The first ensemble, coached by jazz instructor Peter Tomlison, boasted the scatting abilities of vocalist Sarah Sacala’s bouncy scatting on bandmate Bentley Lewis’s (guitar) original composition “Limonata,” a tune with an arpeggiated motif that I still can’t seem to get out of my head. Following was a sultry cover of the standard “Darn that Dream.” With horns and rhythm section layered seamlessly, I was sure I could have heard Sacala’s smile in the lyrics had I closed my eyes, answered by baritone sax, tenor sax, and trumpet solos by Matt Schmidt, Nick Kallajian, and Austin Schmidt, respectively, with particular credit to Austin Schmidt’s whirling diminished lines. The Tomlison set closed with bassist member Niles’s Spaulding’s composition, with the tongue-in-cheek title,“Combros,” a lumbering bossa-nova that shifted to a bluesy, one-chord vamp that all soloists, particularly guitarists Bentley Lewis and Brian Suto, lavished over.

Following was instructor Jeff Siegel’s combo. While vocals were absent from this set, the intensity of the solos made up for it: the double guitar partnership rivaled the Tomilson group’s, breaking in with a crisp version of the jazz composer Johnny Mercer’s “Tangerine.” Second was another Mercer composition, “Emily,” preluded by a duo chordal interplay between guitarists Gianni Gardner and Tom Polizzi who seemed to practically converse with each other through the voices of their axes. Last was “Nimmo,” a ferocious instrumental that drove the guitarists, as well as Austin Iesu on trumpet and Malin Carta on alto sax, into fierce solos that married blues subtleties with avant-garde chaos. For this set, though, the title of show-stealer undoubtedly went to drummer Niles Spaulding, whose long solo on “Nimmo,” drew a few audience members to their feet at the applause.

Lastly, instructor Lee Metcalf’s combo greeted us with a scat version Nat King Cole’s “That’s What,” courtesy of perfectly-synchronized harmonizing between vocalist Samantha Feliciano and guitarist Chris Cochrane.

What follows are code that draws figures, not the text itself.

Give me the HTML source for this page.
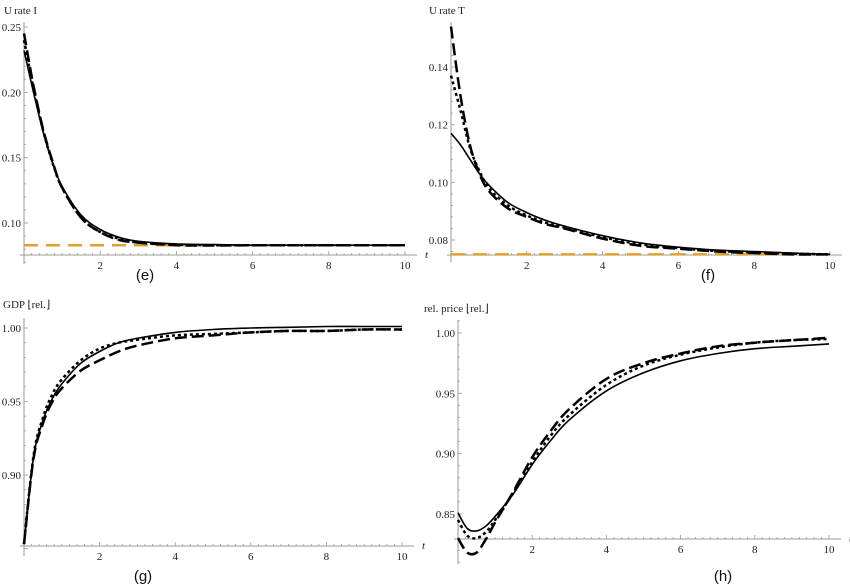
<!DOCTYPE html>
<html><head><meta charset="utf-8"><style>
body{margin:0;background:#fff;width:850px;height:586px;overflow:hidden}
svg{display:block}
text{font-family:"Liberation Serif",serif;font-size:11px;fill:#222}
.cap{font-family:"Liberation Sans",sans-serif;font-size:15px;fill:#111}
</style></head><body>
<svg id="chart" width="850" height="586"></svg>
<script>
const tVals=[0,0.25,0.5,0.75,1,1.5,2,2.5,3,4,5,6,7,8,9,10];
// panel e
const eSolid=[0.232,0.200,0.170,0.146,0.128,0.106,0.095,0.089,0.086,0.084,0.0835,0.083,0.083,0.083,0.083,0.083];
const eDotted=[0.240,0.203,0.171,0.146,0.127,0.104,0.093,0.088,0.085,0.0835,0.083,0.083,0.083,0.083,0.083,0.083];
const eDashed=[0.245,0.205,0.172,0.147,0.127,0.104,0.093,0.087,0.085,0.083,0.0828,0.083,0.083,0.083,0.083,0.083];
const eBase=0.083;
// panel f
const fSolid=[0.117,0.113,0.108,0.103,0.099,0.093,0.0895,0.0868,0.0848,0.0815,0.079,0.0775,0.0765,0.076,0.0755,0.075];
const fDotted=[0.137,0.125,0.112,0.104,0.098,0.092,0.0885,0.086,0.0843,0.081,0.0785,0.0772,0.0762,0.0757,0.0753,0.075];
const fDashed=[0.154,0.130,0.113,0.103,0.097,0.091,0.088,0.0855,0.084,0.0805,0.078,0.077,0.076,0.0755,0.075,0.075];
const fBase=0.075;
// panel g
const gSolid=[0.853,0.912,0.937,0.952,0.962,0.976,0.984,0.990,0.993,0.997,0.999,1.000,1.0005,1.001,1.001,1.001];
const gDotted=[0.853,0.913,0.939,0.955,0.965,0.978,0.986,0.990,0.992,0.995,0.996,0.997,0.998,0.998,0.999,0.999];
const gDashed=[0.853,0.911,0.935,0.950,0.959,0.971,0.978,0.984,0.988,0.993,0.995,0.997,0.998,0.998,0.999,0.999];
// panel h
const hSolid=[0.851,0.838,0.836,0.840,0.848,0.867,0.891,0.911,0.928,0.952,0.967,0.977,0.983,0.987,0.989,0.991];
const hDotted=[0.845,0.832,0.830,0.835,0.845,0.868,0.893,0.915,0.932,0.957,0.973,0.982,0.988,0.992,0.994,0.995];
const hDashed=[0.830,0.818,0.818,0.829,0.843,0.869,0.897,0.919,0.937,0.962,0.975,0.983,0.989,0.992,0.994,0.996];
const xTicks=[2,4,6,8,10];
const eTicks=[0.10,0.15,0.20,0.25];
const fTicks=[0.08,0.10,0.12,0.14];
const gTicks=[0.90,0.95,1.00];
const hTicks=[0.85,0.90,0.95,1.00];

const svg=document.getElementById('chart');
const NS='http://www.w3.org/2000/svg';
function mk(tag,attrs,parent){const e=document.createElementNS(NS,tag);for(const k in attrs)e.setAttribute(k,attrs[k]);(parent||svg).appendChild(e);return e;}
function smooth(pts){
  let d='M'+pts[0][0].toFixed(1)+','+pts[0][1].toFixed(1);
  for(let i=0;i<pts.length-1;i++){
    const p0=pts[Math.max(0,i-1)],p1=pts[i],p2=pts[i+1],p3=pts[Math.min(pts.length-1,i+2)];
    const c1=[p1[0]+(p2[0]-p0[0])/6,p1[1]+(p2[1]-p0[1])/6];
    const c2=[p2[0]-(p3[0]-p1[0])/6,p2[1]-(p3[1]-p1[1])/6];
    d+='C'+c1[0].toFixed(1)+','+c1[1].toFixed(1)+' '+c2[0].toFixed(1)+','+c2[1].toFixed(1)+' '+p2[0].toFixed(1)+','+p2[1].toFixed(1);
  }
  return d;
}

function panel(o){
  const g=mk('g',{});
  
  
  const X=t=>o.x0+(o.x1-o.x0)*t/10;
  const Y=v=>o.yA+(o.yB-o.yA)*(v-o.vA)/(o.vB-o.vA);
  const xa=mk('line',{x1:o.x0-4,x2:o.x1+12,y1:o.axisY,y2:o.axisY,stroke:'#999','stroke-width':1},g);
  
  
  const ya=mk('line',{x1:o.x0,x2:o.x0,y1:o.yTop,y2:o.yBot,stroke:'#999','stroke-width':1},g);
  
  
  for(let i=1;i<=50;i++){const t=i*0.2;const big=i%10===0;
    mk('line',{x1:X(t),x2:X(t),y1:o.axisY,y2:o.axisY-(big?4:2),stroke:'#999','stroke-width':0.8},g);}
  xTicks.forEach(t=>{const l=mk('text',{x:X(t),y:o.axisY+14,'text-anchor':'middle'},g);l.textContent=t;
    
    });
  const step=(o.ticks[1]-o.ticks[0])/5;
  for(let v=o.ticks[0]-5*step;v<=o.ticks[o.ticks.length-1]+5*step+1e-9;v+=step){const y=Y(v);if(y<o.yTop||y>o.yBot)continue;
    const big=Math.abs((v-o.ticks[0])/step/5-Math.round((v-o.ticks[0])/step/5))<1e-6;
    mk('line',{x1:o.x0,x2:o.x0+(big?4:2),y1:y,y2:y,stroke:'#999','stroke-width':0.8},g);}
  o.ticks.forEach(v=>{const l=mk('text',{x:o.x0-3,y:Y(v)+4,'text-anchor':'end'},g);l.textContent=v.toFixed(2);
    
    });
  const tl=mk('text',{x:o.x1+20,y:o.axisY+3,'font-style':'italic'},g);tl.textContent='t';
  
  
  const yt=mk('text',{x:o.titleX,y:o.titleY,'font-size':'10'},g);yt.textContent=o.title;
  
  
  const cp=mk('text',{x:o.capX,y:o.capY,'text-anchor':'middle',class:'cap'},g);cp.textContent=o.cap;
  
  
  if(o.base!==undefined){const b=mk('line',{x1:X(0),x2:X(10),y1:Y(o.base),y2:Y(o.base),stroke:'#e0a030','stroke-width':2.5,'stroke-dasharray':'14,8'},g);
    
    }
  const styles=[['solid','',1.6],['dotted','3,3',2.5],['dashed','12,5',2.5]];
  o.series.forEach((s,i)=>{const pts=s.map((v,j)=>[X(tVals[j]),Y(v)]);
    const p=mk('path',{d:smooth(pts),fill:'none',stroke:'#000','stroke-width':styles[i][2],'stroke-dasharray':styles[i][1],'stroke-linejoin':'round'},g);
    
    });
}
panel({name:'panel-e',x0:24,x1:405,axisY:255,yTop:22,yBot:264,vA:0.25,yA:27,vB:0.10,yB:223,ticks:eTicks,
  title:'U\u2009rate  I',titleX:4,titleY:14,cap:'(e)',capX:145,capY:280,base:eBase,series:[eSolid,eDotted,eDashed]});
panel({name:'panel-f',x0:451,x1:830,axisY:255,yTop:22,yBot:262,vA:0.14,yA:67,vB:0.08,yB:240,ticks:fTicks,
  title:'U\u2009rate  T',titleX:429,titleY:14,cap:'(f)',capX:708,capY:280,base:fBase,series:[fSolid,fDotted,fDashed]});
panel({name:'panel-g',x0:24,x1:402,axisY:546,yTop:318,yBot:556,vA:1.00,yA:328,vB:0.90,yB:475,ticks:gTicks,
  title:'GDP  \u230arel.\u230b',titleX:3,titleY:308,cap:'(g)',capX:143,capY:581,series:[gSolid,gDotted,gDashed]});
panel({name:'panel-h',x0:458,x1:829,axisY:539,yTop:320,yBot:564,vA:1.00,yA:333,vB:0.85,yB:514,ticks:hTicks,
  title:'rel. price  \u230arel.\u230b',titleX:424,titleY:312,cap:'(h)',capX:723,capY:581,series:[hSolid,hDotted,hDashed]});
</script>
</body></html>
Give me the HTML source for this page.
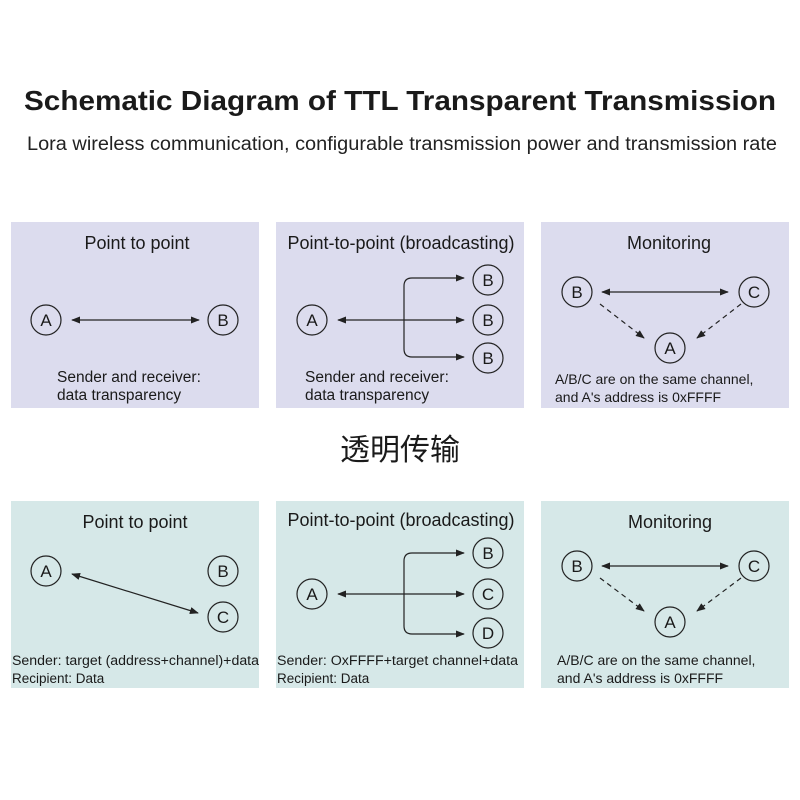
<!DOCTYPE html>
<html><head><meta charset="utf-8"><style>html,body{margin:0;padding:0;background:#fff}svg{display:block}</style></head><body>
<svg width="800" height="800" viewBox="0 0 800 800" xmlns="http://www.w3.org/2000/svg" font-family="Liberation Sans, sans-serif" fill="#1a1a1a">
<defs>
<marker id="ah" viewBox="0 0 10 10" refX="9" refY="5" markerWidth="9" markerHeight="9" markerUnits="userSpaceOnUse" orient="auto-start-reverse"><path d="M0,1 L10,5 L0,9 z" fill="#222"/></marker>
</defs>
<text x="400" y="110" text-anchor="middle" font-size="28" font-weight="bold" textLength="752" lengthAdjust="spacingAndGlyphs">Schematic Diagram of TTL Transparent Transmission</text>
<text x="402" y="150" text-anchor="middle" font-size="19" fill="#222" textLength="750" lengthAdjust="spacingAndGlyphs">Lora wireless communication, configurable transmission power and transmission rate</text>

<g fill="#dcdcee">
<rect x="11" y="222" width="248" height="186"/><rect x="276" y="222" width="248" height="186"/><rect x="541" y="222" width="248" height="186"/>
</g>
<g fill="#d6e8e8">
<rect x="11" y="501" width="248" height="187"/><rect x="276" y="501" width="248" height="187"/><rect x="541" y="501" width="248" height="187"/>
</g>

<text x="400" y="460" text-anchor="middle" font-size="30" font-family="Liberation Sans, Noto Sans CJK SC, sans-serif">透明传输</text>

<g stroke="#222" stroke-width="1.2" fill="none">
<!-- circles -->
<circle cx="46" cy="320" r="15"/><circle cx="223" cy="320" r="15"/>
<circle cx="312" cy="320" r="15"/><circle cx="488" cy="280" r="15"/><circle cx="488" cy="320" r="15"/><circle cx="488" cy="358" r="15"/>
<circle cx="577" cy="292" r="15"/><circle cx="754" cy="292" r="15"/><circle cx="670" cy="348" r="15"/>
<circle cx="46" cy="571" r="15"/><circle cx="223" cy="571" r="15"/><circle cx="223" cy="617" r="15"/>
<circle cx="312" cy="594" r="15"/><circle cx="488" cy="553" r="15"/><circle cx="488" cy="594" r="15"/><circle cx="488" cy="633" r="15"/>
<circle cx="577" cy="566" r="15"/><circle cx="754" cy="566" r="15"/><circle cx="670" cy="622" r="15"/>
<!-- connectors -->
<line x1="72" y1="320" x2="199" y2="320" marker-start="url(#ah)" marker-end="url(#ah)"/>
<line x1="338" y1="320" x2="464" y2="320" marker-start="url(#ah)" marker-end="url(#ah)"/>
<path d="M464,278 H412 Q404,278 404,286 V349 Q404,357 412,357 H464" marker-start="url(#ah)" marker-end="url(#ah)"/>
<line x1="602" y1="292" x2="728" y2="292" marker-start="url(#ah)" marker-end="url(#ah)"/>
<line x1="600" y1="304" x2="644" y2="338" stroke-dasharray="5,4" marker-end="url(#ah)"/>
<line x1="741" y1="304" x2="697" y2="338" stroke-dasharray="5,4" marker-end="url(#ah)"/>

<line x1="72" y1="574" x2="198" y2="613" marker-start="url(#ah)" marker-end="url(#ah)"/>
<line x1="338" y1="594" x2="464" y2="594" marker-start="url(#ah)" marker-end="url(#ah)"/>
<path d="M464,553 H412 Q404,553 404,561 V626 Q404,634 412,634 H464" marker-start="url(#ah)" marker-end="url(#ah)"/>
<line x1="602" y1="566" x2="728" y2="566" marker-start="url(#ah)" marker-end="url(#ah)"/>
<line x1="600" y1="578" x2="644" y2="611" stroke-dasharray="5,4" marker-end="url(#ah)"/>
<line x1="741" y1="578" x2="697" y2="611" stroke-dasharray="5,4" marker-end="url(#ah)"/>
</g>

<g font-size="17" text-anchor="middle">
<text x="46" y="326">A</text><text x="223" y="326">B</text>
<text x="312" y="326">A</text><text x="488" y="286">B</text><text x="488" y="326">B</text><text x="488" y="364">B</text>
<text x="577" y="298">B</text><text x="754" y="298">C</text><text x="670" y="354">A</text>
<text x="46" y="577">A</text><text x="223" y="577">B</text><text x="223" y="623">C</text>
<text x="312" y="600">A</text><text x="488" y="559">B</text><text x="488" y="600">C</text><text x="488" y="639">D</text>
<text x="577" y="572">B</text><text x="754" y="572">C</text><text x="670" y="628">A</text>
</g>

<g font-size="18" text-anchor="middle">
<text x="137" y="249">Point to point</text>
<text x="401" y="249">Point-to-point (broadcasting)</text>
<text x="669" y="249">Monitoring</text>
<text x="135" y="528">Point to point</text>
<text x="401" y="526">Point-to-point (broadcasting)</text>
<text x="670" y="528">Monitoring</text>
</g>

<g font-size="15.5">
<text x="57" y="382">Sender and receiver:</text><text x="57" y="400">data transparency</text>
<text x="305" y="382">Sender and receiver:</text><text x="305" y="400">data transparency</text>
</g>
<g font-size="14">
<text x="555" y="384">A/B/C are on the same channel,</text><text x="555" y="402">and A's address is 0xFFFF</text>
<text x="557" y="665">A/B/C are on the same channel,</text><text x="557" y="683">and A's address is 0xFFFF</text>
</g>
<g font-size="13.5">
<text x="12" y="665" textLength="247" lengthAdjust="spacingAndGlyphs">Sender: target (address+channel)+data</text><text x="12" y="683">Recipient: Data</text>
<text x="277" y="665" textLength="241" lengthAdjust="spacingAndGlyphs">Sender: OxFFFF+target channel+data</text><text x="277" y="683">Recipient: Data</text>
</g>
</svg>
</body></html>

A refreshing new addition of piano, courtesy of Joe Conticello, was introduced to us, and despite having a richer rhythm section, the Metcalf combo carried Feliciano’s voice perfectly, especially on the following number, “Isn’t it a Pity We’ve Never Met Before.” The hugely energetic Miles Livolsi stood out on bass, drawing more than a few smiles from the audience with his lines on the closer “Punjab,” which was marked by the show’s dramatic zenith; a strong-timbre solo from tenor saxophonist Nathan Edwards.

The three ensembles came and left the stage all too quickly; I doubt I was alone in wondering how how nine songs had just devoured the past two hours. If anything, I can only hope the WCSU jazz students’ professional-grade affinity for hot licks and sweet tones are no longer a secret.